For grown-ups to waste critical vitriol on this band plays right into Durst's hands like "Little Fred" surely did before the fat rock star bank came to obscure his Joe Blow grill. He wants Limp Bizkit to be seen as a musical black sheep to further his cred among disenchanted 14-year-olds. Bizkit's critical shellacking makes them all the more relatable to their audience, as music critics to this band are like the angry moms and dads that scream at their kids to stop lighting their farts—seemingly out of touch parental units ordering them to do something they don't want to: Grow up.

This juvenilia is manifest on Chocolate Starfish and the Hot Dog Flavored Water, from the clumsy sexual references in its title to its expletive overkill. Occasionally, this results in some puerile thrills. On the pile-driving "Full Nelson," Wes Borland's slobbering, discordant guitar invokes the spirit of Page Hamilton in the sadly deceased Helmet, while "Hotdog" is heavier than Rosie O' Donnell juggling bricks.

But when the band attempts to broaden their narrow bandwidth by incorporating more melody and restraint, they meet with mixed results. Listening to Durst whinny on "My Way" is akin to shoving one's genitals into a mulcher, while his duet with Scott Weiland on "Hold On" is as flaccid as Bob Dole jonesing for a Viagra fix.

Meanwhile, the Swizz Beatz-produced "Rollin' (Urban Assault Vehicle)" is a cluttered affair as overlong as John Holmes' manhood, with DMX, Method Man, and Redman all vying for time, and Durst's pairing with Xzibit on "Getcha Groove On" is rendered laughable by the chicken-chested Durst's dubious, nut-grabbing male bravado.
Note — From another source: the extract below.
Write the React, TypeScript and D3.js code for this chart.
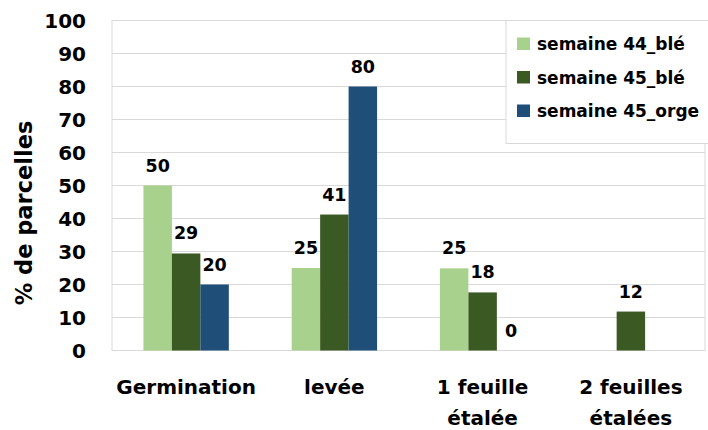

The best moment of the album occurs on the outro when Ben Stiller goofs on this pseudomenace. "Watch out mom, big bad rock star" he mocks aptly. And for those with day jobs and electric bills, this album is far less scary than the skillet grime in a sink full of unwashed dishes or the ire of an unpaid landlord.

But this album's utility doesn't lie in invigorating taxpayers. Its importance, rather, is in galvanizing angry young headbangers, inspiring them to ditch the female-repelling bullet belts and circulation-defeating jeans—to cease the chicken choking and rage against the Vaseline.

Limp Bizkit play Tacoma Dome with Eminem, Papa Roach, and Xzibit Monday, November 13.